Can you remember where you saw a huipíl for the first time? For those of us whose heritage and culture is not Mexican, a first sighting may have been the gorgeous garments of Frida Kahlo, either in the film about her life, or in the exhibitions at Casa Azul, her home in Coyoacán. Or maybe it was your first vacation in San Miguel, or a museum show of Latin American textiles in Los Angeles. My own obsession began in Mexico City many years ago, with an old woman in a blouse of the most intricate and dynamic weaving my eyes had ever seen. The wearer was Guatemalan, as was her huipíl, and she wanted to sell it as much as I wanted to buy it. Though I didn’t know it at the time, it was then that I became a huipilista. Since then, I have loved, collected and worn huipiles, travelled to find them, traded to acquire them, because they speak to me in the language of art, and of heart.

Exhibit The Huipil; A Revisioning
Sat, Jan 12, 5-7pm
Happenings Galería de Arte
Mesones 57
Gallery phone: 154-5366

Huipiles [Wee-peel-es] are a traditional garment worn by indigenous women from central Mexico to Central America. Usually woven on a backstrap loom, they are heavily decorated designs that in earlier times, carried secrets about the cosmos, agriculture and religious beliefs. These pictographs also identify the village of the wearer, her social and marital status, wealth, authority and individual personality.

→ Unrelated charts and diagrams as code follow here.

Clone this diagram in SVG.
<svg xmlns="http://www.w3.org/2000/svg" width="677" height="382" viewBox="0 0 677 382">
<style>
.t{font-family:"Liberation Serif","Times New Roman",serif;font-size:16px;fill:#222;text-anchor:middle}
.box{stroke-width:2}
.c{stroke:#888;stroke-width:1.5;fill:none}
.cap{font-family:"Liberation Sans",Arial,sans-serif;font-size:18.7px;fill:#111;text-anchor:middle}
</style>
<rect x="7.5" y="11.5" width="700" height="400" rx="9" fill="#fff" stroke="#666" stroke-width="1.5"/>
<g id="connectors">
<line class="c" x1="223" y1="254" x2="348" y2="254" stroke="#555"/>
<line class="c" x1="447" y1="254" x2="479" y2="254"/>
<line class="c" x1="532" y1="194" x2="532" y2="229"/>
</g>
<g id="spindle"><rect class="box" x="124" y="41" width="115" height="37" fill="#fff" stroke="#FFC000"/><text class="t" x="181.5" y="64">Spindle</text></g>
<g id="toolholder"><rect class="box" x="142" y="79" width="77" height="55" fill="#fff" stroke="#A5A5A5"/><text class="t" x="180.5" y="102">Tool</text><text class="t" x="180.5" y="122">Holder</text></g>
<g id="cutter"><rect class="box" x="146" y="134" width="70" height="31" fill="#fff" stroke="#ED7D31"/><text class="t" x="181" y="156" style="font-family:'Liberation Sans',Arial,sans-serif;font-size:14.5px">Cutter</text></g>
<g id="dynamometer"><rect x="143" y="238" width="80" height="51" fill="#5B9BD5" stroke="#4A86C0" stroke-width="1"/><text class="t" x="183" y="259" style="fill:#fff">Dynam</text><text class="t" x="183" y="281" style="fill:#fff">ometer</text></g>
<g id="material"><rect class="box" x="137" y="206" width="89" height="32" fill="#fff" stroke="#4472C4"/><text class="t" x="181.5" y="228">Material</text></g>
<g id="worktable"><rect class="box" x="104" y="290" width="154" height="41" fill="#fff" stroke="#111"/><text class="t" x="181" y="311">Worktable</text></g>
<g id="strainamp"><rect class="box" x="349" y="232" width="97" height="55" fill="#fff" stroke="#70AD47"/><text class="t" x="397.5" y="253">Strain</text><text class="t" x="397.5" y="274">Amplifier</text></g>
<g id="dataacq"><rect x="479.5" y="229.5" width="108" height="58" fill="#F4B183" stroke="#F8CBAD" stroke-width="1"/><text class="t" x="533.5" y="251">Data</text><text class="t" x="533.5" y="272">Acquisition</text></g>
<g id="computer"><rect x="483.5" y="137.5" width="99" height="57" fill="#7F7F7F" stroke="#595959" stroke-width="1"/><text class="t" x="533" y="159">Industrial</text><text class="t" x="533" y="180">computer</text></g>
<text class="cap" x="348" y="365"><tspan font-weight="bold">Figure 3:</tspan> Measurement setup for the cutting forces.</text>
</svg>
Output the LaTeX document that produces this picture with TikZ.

Around 2004, after collecting them for so long, I felt the next step, as an artist, was to create huipiles not meant to be worn. I began to think imaginably about the process, knowing that I was not a weaver and probably would never be. But stitching I did know. Paper, canvas and thread became my material; themes of women’s issues, equality, truth and history became the voice. Since then, I have often stitched together incongruent materials such as cornhusks, rose petals, plastic, milagros and found objects, as a way of weaving together ideas. Letters or poems often show up, honoring the relationship between the words text, textile and texture.

The central theme that runs through this work is that the traditional huipíl is a “cover up,” hiding vital parts of a woman’s body: the breasts and the belly. In this exhibition, my aim is to expose rather than conceal the essence of a woman’s story, uncovering and revisioning, defining and illuminating. Living as an expat in Mexico is to be continually challenged…challenged to speak a language that isn’t mine, to embrace a culture not mine, to uncover and acknowledge parts of myself that might have been easier to cover up in more familiar territory. These revisioned huipiles, then, are autobiographical in a way, but they also represent every woman in her various roles of mother, daughter, sister, wife, goddess, warrior, crone or rebel, all the diverse components that make us who we are.

“The Huipil; A Revisioning” continues through Jan. 24. The gallery is open Wednesday through Monday, 11am to 6pm.